To put these premises into practice required a much more powerful government, which is what we have. But the government can not use its powers without a degree of popular acceptance. A number of elements have contributed to that acceptance, such as the government’s exploitation of patriotism, its use of foreign enemies, and its ability to be heard and set the agenda. A very important element was the supine acceptance of government power by influential organizations of religion. Religion shapes the meaning and direction of many people’s lives. The support of religion for big government provides government with a broad foundation of acceptance that it could not gain if it were on its own.

Religion ties in with social norms. To each person, government offered social "guarantees." The social safety net appealed to wide swaths of the American people (and to many other peoples). They believe in government guarantees because they bring certain satisfactions of norms that they hold. Taking care of the elderly is a social (and religious) norm. So is taking care of the ill. People believe that children should be educated, another norm. The government promises and commitments, however shaky they are or ill-performed, satisfy these desires to meet the norms of good behavior. People feel good thinking this has been done, and they even feel good paying the taxes when they think they are satisfying their moral obligations. They don’t think about the hidden costs and bad incentives of something like Social Security. Why should they? All they hear is one side of the story, and the story not only is plausible but it satisfies their norms.

The question then becomes: Why did churches and religious bodies support the collective, centralized, brutal, unjust, and impersonal use of raw government power instead of maintaining traditional methods of meeting norms personally and in justice?
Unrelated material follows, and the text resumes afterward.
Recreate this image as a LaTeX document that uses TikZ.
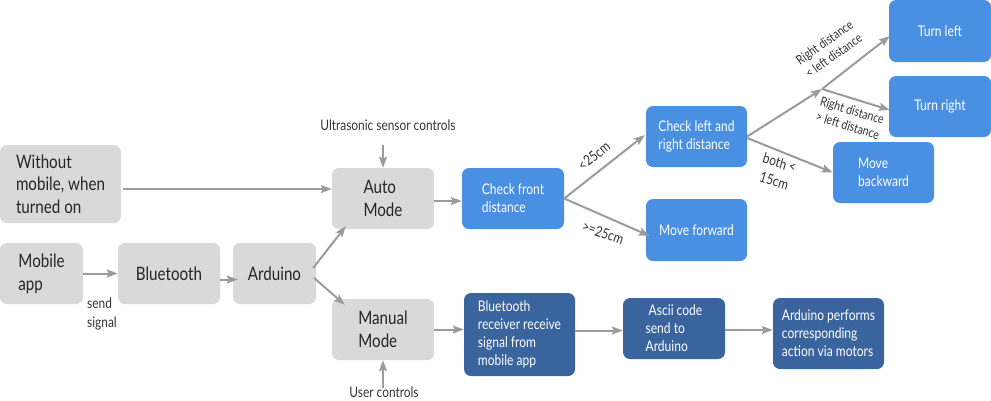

America will not experience a revival or redirection toward liberty and free markets until Americans reject — fully, firmly, and consciously — the premises of the New Deal, for it was the New Deal that codified and institutionalized the American rejection of liberty and its exchange for collectivism and fascism. Before that can happen on any large scale, the alternative of liberty has to have broad appeal as an alternative to government supported by religion and made into a quasi-religious institution. But liberty’s appeal will not bloom in isolation of deeper philosophical and/or religious underpinnings. Liberty in and of itself does not provide enough meaning to most people. It provides a foundation for self-realization, but self-realization for what end? For what purpose? Liberty by itself provides no transcending purpose. That is why agnostic or purely logical and rationalistic libertarianism, even with an appealing moral code of non-aggression, excites only limited interest in the general population. Its social theory is circumscribed. People want more than individualism. Liberty cannot defeat the New Deal and big government without a religious revival that eschews the current connections between religion and government and replaces misguided religious beliefs with beliefs that are more compatible, even though they may not be completely so, with liberty, and incompatible with the power and injustice offered by New Dealism in government.